Open gbulfon opened this issue 5 years ago • 4 comments

Hi, is there any reason why a Windows VM shutting down from within Windows leaves the specific svc in maintenance state? I always need to disable the specific svc to enable it again.

Gabriele

gbulfon avatar Jan 02 '20 13:01 gbulfon

This usually means that the qemu process did not stop before the stop method timed out (set to 300 seconds). Can you check that the windows VM is acutally shutting down? If so, and it takes longer than 300 seconds you might want to increase the timeout property of the stop method in SMF.

edit: sorry just realised that you are shutting down from within the VM. Well yes that will leave the the specific FMRI in maintenance state. As from SFM's point of view the qemu process just "disappeared".

hadfl avatar Jan 02 '20 20:01 hadfl

I understand what you mean. But from the point of view of an admin interface, if you look for example at VMware or Proxmox, shutting down the machine from within the VM shows the machine as stopped, as expected by an admin user. If I ever want to create an admin interface for this, how can I determine that this is not actually "maintenance" but normal system shutdown? Is there any way that the svc can see that qemu disappeared normally and not abnormally, then show a normal "disabled" state?
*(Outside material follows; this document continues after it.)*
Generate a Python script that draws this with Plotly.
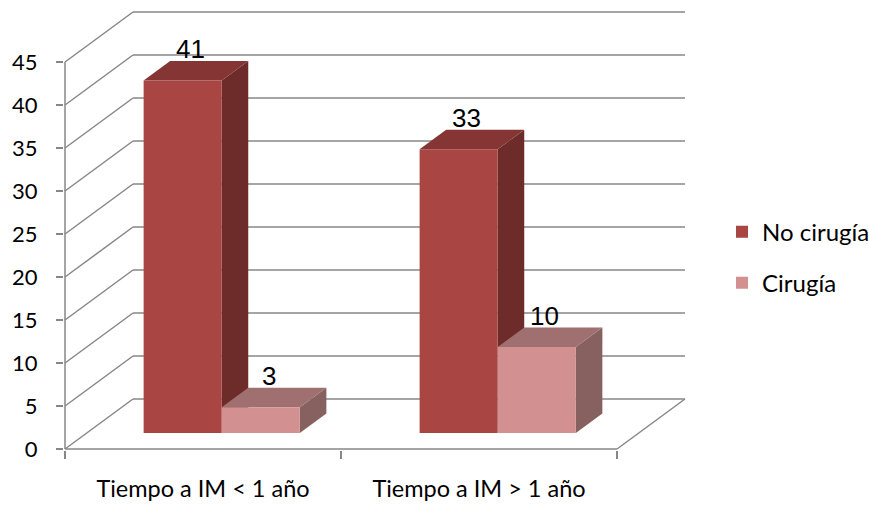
import plotly.graph_objects as go

# ---- data -------------------------------------------------------------
categories = ["Tiempo a IM < 1 año", "Tiempo a IM > 1 año"]
series_names = ["No cirugía", "Cirugía"]
no_cirugia = [41, 33]
cirugia = [3, 10]
y_ticks = [0, 5, 10, 15, 20, 25, 30, 35, 40, 45]

series_values = [no_cirugia, cirugia]
face_colors = [
    # front, top, side
    ("#A94543", "#853634", "#6D2C2A"),
    ("#D29190", "#A07070", "#876060"),
]

# ---- pseudo-3D geometry (in axis units) -------------------------------
PX_X, PX_Y = 276.0, 8.6          # pixels per x unit / per y unit
WALL_DX, WALL_DY = 68 / PX_X, 50 / PX_Y   # depth vector of the chart box
BAR_Z0, BAR_Z1 = 0.32, 0.71      # bar depth span as a fraction of the box depth
BAR_W = 0.283
PAIR_SHIFT = -0.011              # small leftward nudge of each bar pair
GRID = "#878787"
Y_MAX = y_ticks[-1]
X_LO, X_HI = -0.5, len(categories) - 0.5

# plot-area placement
PLOT_L, PLOT_R, PLOT_T, PLOT_B = 64, 690, 8, 450
W, H = 869, 507
x0 = X_LO - (65 - PLOT_L) / PX_X
x1 = x0 + (PLOT_R - PLOT_L) / PX_X
y0 = -(PLOT_B - 449) / PX_Y
y1 = y0 + (PLOT_B - PLOT_T) / PX_Y

shapes = []


def line(xa, ya, xb, yb):
    shapes.append(dict(type="line", xref="x", yref="y", x0=xa, y0=ya, x1=xb, y1=yb,
                       line=dict(color=GRID, width=1.5), layer="below"))


def poly(pts, color):
    path = "M " + " L ".join(f"{px},{py}" for px, py in pts) + " Z"
    shapes.append(dict(type="path", xref="x", yref="y", path=path,
                       fillcolor=color, line=dict(width=0), layer="below"))


# back wall gridlines and side wall diagonals
for v in y_ticks:
    line(X_LO + WALL_DX, v + WALL_DY, X_HI + WALL_DX, v + WALL_DY)
    line(X_LO, v, X_LO + WALL_DX, v + WALL_DY)
# front-left edge, floor front edge and floor right edge
line(X_LO, 0, X_LO, Y_MAX)
line(X_LO, 0, X_HI, 0)
line(X_HI, 0, X_HI + WALL_DX, WALL_DY)

# bar depth offsets
bx0, by0 = BAR_Z0 * WALL_DX + PAIR_SHIFT, BAR_Z0 * WALL_DY
bdx, bdy = (BAR_Z1 - BAR_Z0) * WALL_DX, (BAR_Z1 - BAR_Z0) * WALL_DY

fig = go.Figure()
annotations = []

for gi in range(len(categories)):
    for si, vals in enumerate(series_values):
        v = vals[gi]
        front, top, side = face_colors[si]
        xl = gi + (si - 1) * BAR_W + bx0
        xr = xl + BAR_W
        yb, yt = by0, by0 + v
        # side face
        poly([(xr, yb), (xr + bdx, yb + bdy), (xr + bdx, yt + bdy), (xr, yt)], side)
        # top face
        poly([(xl, yt), (xr, yt), (xr + bdx, yt + bdy), (xl + bdx, yt + bdy)], top)
        annotations.append(dict(
            x=(xl + xr) / 2 + 0.3 * bdx, y=yt + bdy, xref="x", yref="y",
            text=str(v), showarrow=False, yshift=12, yanchor="middle",
            font=dict(family="Liberation Sans, Arial", size=26, color="#000000")))

# front faces of the bars
for si, (name, vals) in enumerate(zip(series_names, series_values)):
    fig.add_trace(go.Bar(
        name=name,
        x=[gi + (si - 0.5) * BAR_W + bx0 for gi in range(len(categories))],
        y=vals,
        base=[by0] * len(vals),
        width=[BAR_W] * len(vals),
        marker=dict(color=face_colors[si][0], line=dict(width=0)),
        legendgroup=name,
        hoverinfo="skip",
    ))

FONT = "Lato, Calibri, sans-serif"

fig.update_layout(
    width=W, height=H,
    margin=dict(l=PLOT_L, r=W - PLOT_R, t=PLOT_T, b=H - PLOT_B, autoexpand=False),
    paper_bgcolor="white", plot_bgcolor="white",
    barmode="overlay",
    shapes=shapes,
    annotations=annotations,
    font=dict(family=FONT, size=20, color="#000000"),
    showlegend=True,
    legend=dict(
        x=(722 - PLOT_L) / (PLOT_R - PLOT_L), xanchor="left",
        y=(449 - 257) / (449 - PLOT_T), yanchor="middle",
        font=dict(family=FONT, size=24, color="#000000"),
        tracegroupgap=17, bgcolor="rgba(0,0,0,0)",
    ),
    xaxis=dict(
        range=[x0, x1], showgrid=False, zeroline=False, showline=False,
        tickmode="array", tickvals=list(range(len(categories))), ticktext=categories,
        ticks="", ticklabelstandoff=22,
        tickfont=dict(family=FONT, size=23.5, color="#000000"),
        minor=dict(tickmode="array", tickvals=[X_LO + k for k in range(len(categories) + 1)],
                   ticks="outside", ticklen=8, tickwidth=1.5, tickcolor=GRID, showgrid=False),
        fixedrange=True,
    ),
    yaxis=dict(
        range=[y0, y1], showgrid=False, zeroline=False, showline=False,
        tickmode="array", tickvals=y_ticks,
        ticks="outside", ticklen=7, tickwidth=1.5, tickcolor=GRID,
        ticklabelstandoff=14,
        tickfont=dict(family=FONT, size=22, color="#000000"),
        fixedrange=True,
    ),
)

fig.write_html("out.html")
gbulfon avatar Jan 05 '20 17:01 gbulfon

I don't think there is a mechanism in SMF for that. But if you are aware of one, let me know.

For the behaviour you expect you are probably better off using branded zones (like e.g. kvm/bhyve branded zones on OmniOS) instead of services

hadfl avatar Jan 06 '20 19:01 hadfl

Usually, old style start/stop scripts would check for a known pid file. If the process is absent and there is no pid file, that has clearly shutdown and deleted it for known reasons, so the service should be "disabled". If the process is absent and there is stilla a pid file, this is an abnormal state, and should be "maintenance".

I don't know if qemu cmd has any flag to drop its pid file somewhere and remove it on clean shutdown. If not, this may be implemented with a wrapper starting qemu, keeping the pid number and saving it in a known place, then join qemu process and check for errno on exit, to decide if the pid file should be deleted or not (clean exit, or not).